Editor’s note: Andrea and Jennifer are both speaking at ODSC West 2021. Be sure to check out their talk, “Practical Reinforcement Learning for Data Scientists,” there!
Reinforcement learning is a promising area of intense research within artificial intelligence. It addresses the problem of automatic learning of problem-solving optimally over time. In other words, reinforcement learning studies how an agent can interact with its environment to learn a policy that maximizes expected cumulative rewards for a task.
As we study reinforcement learning, we become open to new ideas. We learn that a world with static input and static output does not exist; instead, the world is constantly changing, even problems that look like a static input with actual output. In reality, problems are often dynamic over time. For example, imagine you want to determine which one drug is most effective at treating cancer versus all others. This postulate may seem like a static problem, but over time one realizes that new drugs appear on the market and work differently for different cancers. Because reinforcement algorithms learn over time and change with new data, they are powerful tools to predict the next-best moves for many industries.

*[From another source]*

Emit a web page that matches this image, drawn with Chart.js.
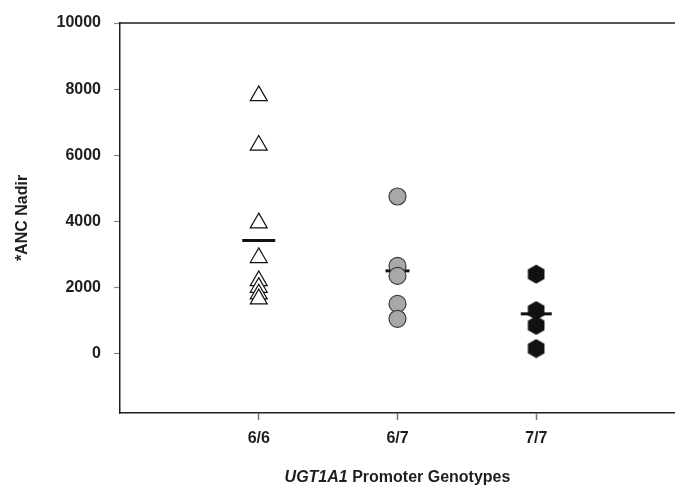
<!DOCTYPE html>
<html>
<head>
<meta charset="utf-8">
<script src="https://cdn.jsdelivr.net/npm/chart.js@4.4.1/dist/chart.umd.min.js"></script>
<style>
  html, body { margin: 0; padding: 0; background: #fff; }
  #wrap { width: 675px; height: 492px; position: relative; }
</style>
</head>
<body>
<div id="wrap"><canvas id="ancChart"></canvas></div>
<script>
// ---------- DATA ----------
const genotypes = ["6/6", "6/7", "7/7"];
const anc66 = [7800, 6300, 3950, 2900, 2200, 2000, 1800, 1650];
const anc67 = [4750, 2650, 2350, 1500, 1050];
const anc77 = [2400, 1300, 850, 150];
const means = [3420, 2500, 1200];
const yTicks = [0, 2000, 4000, 6000, 8000, 10000];

const FONT = '"Liberation Sans", Arial, sans-serif';
const INK = "#1e1e1e";

// hexagon marker for 7/7
function hexMarker() {
  const c = document.createElement("canvas");
  c.width = 18; c.height = 20;
  const g = c.getContext("2d");
  g.fillStyle = "#111";
  g.beginPath();
  for (let i = 0; i < 6; i++) {
    const a = Math.PI / 3 * i - Math.PI / 2;
    const px = 9 + Math.cos(a) * 9.6;
    const py = 10 + Math.sin(a) * 9.6;
    if (i === 0) g.moveTo(px, py); else g.lineTo(px, py);
  }
  g.closePath();
  g.fill();
  return c;
}

const pts = (arr, x) => arr.map(v => ({ x: x, y: v }));

// top frame line + x title with italic gene name
const framePlugin = {
  id: "frame",
  afterDraw(chart) {
    const ctx = chart.ctx, a = chart.chartArea;
    ctx.save();
    ctx.strokeStyle = INK;
    ctx.lineWidth = 1.5;
    ctx.beginPath();
    ctx.moveTo(a.left - 1, a.top);
    ctx.lineTo(a.right, a.top);
    ctx.stroke();

    const gene = "UGT1A1", rest = " Promoter Genotypes";
    ctx.font = "italic bold 16px " + FONT;
    const w1 = ctx.measureText(gene).width;
    ctx.font = "bold 16px " + FONT;
    const w2 = ctx.measureText(rest).width;
    let x = (a.left + a.right) / 2 - (w1 + w2) / 2;
    const y = a.bottom + 65;
    ctx.fillStyle = INK;
    ctx.textBaseline = "middle";
    ctx.font = "italic bold 16px " + FONT;
    ctx.fillText(gene, x, y);
    ctx.font = "bold 16px " + FONT;
    ctx.fillText(rest, x + w1, y);
    ctx.restore();
  }
};

new Chart(document.getElementById("ancChart"), {
  type: "scatter",
  data: {
    datasets: [
      {
        label: "6/6",
        data: pts(anc66, 1),
        pointStyle: "triangle",
        radius: 9.8,
        backgroundColor: "#fff",
        borderColor: "#111",
        borderWidth: 1.2
      },
      {
        label: "6/7",
        data: pts(anc67, 2),
        pointStyle: "circle",
        radius: 8.5,
        backgroundColor: "#a8a8a8",
        borderColor: "#3a3a3a",
        borderWidth: 1.2
      },
      {
        label: "7/7",
        data: pts(anc77, 3),
        pointStyle: hexMarker(),
        radius: 9
      },
      {
        label: "Mean",
        data: means.map((v, i) => ({ x: i + 1, y: v })),
        pointStyle: "line",
        radius: [16.5, 12, 15.5],
        borderColor: "#111",
        borderWidth: 3
      }
    ]
  },
  options: {
    responsive: true,
    maintainAspectRatio: false,
    animation: false,
    events: [],
    layout: { autoPadding: false, padding: { top: 23, right: 0, left: 0, bottom: 0 } },
    plugins: { legend: { display: false }, tooltip: { enabled: false } },
    scales: {
      x: {
        type: "linear",
        min: 0,
        max: 4,
        afterBuildTicks: axis => { axis.ticks = genotypes.map((g, i) => ({ value: i + 1 })); },
        afterFit: s => { s.height = 79; },
        ticks: {
          callback: v => genotypes[v - 1] || "",
          color: INK,
          font: { family: FONT, size: 16, weight: "bold" },
          padding: 9,
          maxRotation: 0
        },
        grid: { display: true, drawOnChartArea: false, tickLength: 7, color: "#777", tickWidth: 1.5 },
        border: { display: true, color: INK, width: 1.5 }
      },
      y: {
        min: -1800,
        max: 10000,
        afterBuildTicks: axis => { axis.ticks = yTicks.map(v => ({ value: v })); },
        afterFit: s => { s.width = 120; },
        ticks: {
          callback: v => String(v),
          color: INK,
          font: { family: FONT, size: 16, weight: "bold" },
          padding: 13
        },
        grid: { display: true, drawOnChartArea: false, tickLength: 6, color: "#888", tickWidth: 1.2 },
        border: { display: true, color: INK, width: 1.5 },
        title: {
          display: true,
          text: "*ANC Nadir",
          color: INK,
          font: { family: FONT, size: 16, weight: "bold" },
          padding: { top: 13, bottom: 0 }
        }
      }
    }
  },
  plugins: [framePlugin]
});
</script>
</body>
</html>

Recently, reinforcement learning has experienced growth and interest due to use case results in robotics, finance, autonomous driving, business, education, energy, healthcare, to name a few. In the past, limits of scalability existed with reinforcement learning projects. However, two new distributed computing frameworks, Pytorch and Ray, have made reinforcement learning much more efficient and scalable. We find that these platforms are great supplements to classical reinforcement learning libraries such as OpenAI’s gym library.
Our course discusses how reinforcement learning applies to financial data modeling, prediction, and forecasting. There is an opportunity for the data scientist to predict financial volatility in the markets using Optiver’s Kaggle competition data and open-source financial data. Modeling markets is a forecasting problem one could apply reinforcement learning to solve. Large financial datasets include the US Funds Dataset from Yahoo Finance, among others.
Our tutorial focuses on the problem space of financial markets. We provide a gentle introduction during the discussion portion to the canonical Q-Learning with an example of winning the cart-pole problem game. In this problem, a pole, attached by a movable joint to a cart, swings. The cart moves along a track with no friction. The system applies a force of +1 or -1 to the cart. The goal is to prevent the pole (acting like a pendulum) from falling. We will use this simple example to demonstrate a q-learning approach and the problem space. Next, we move on to discuss more sophisticated reinforcement learning. We focus on a technique called Deep Q Learning. Deep Q Learning evolved from Q-Learning, the classic reinforcement learning technique that catalogs and maximizes rewards while learning the best policy.
Our ODSC-West tutorial outlines how reinforcement learning applies to a finance example, predicting the next best move (i.e., best purchase and sales of stocks) to maximize gains. Our valuable tutorial will teach both deep learning and distributed computing skills. Our tutorial provides a better understanding of reinforcement learning, its uses, and hands-on applications of reinforcement learning.
Article by Jennifer D. Davis, PhD, and Andrea Lowe, PhD of Domino Data Labs.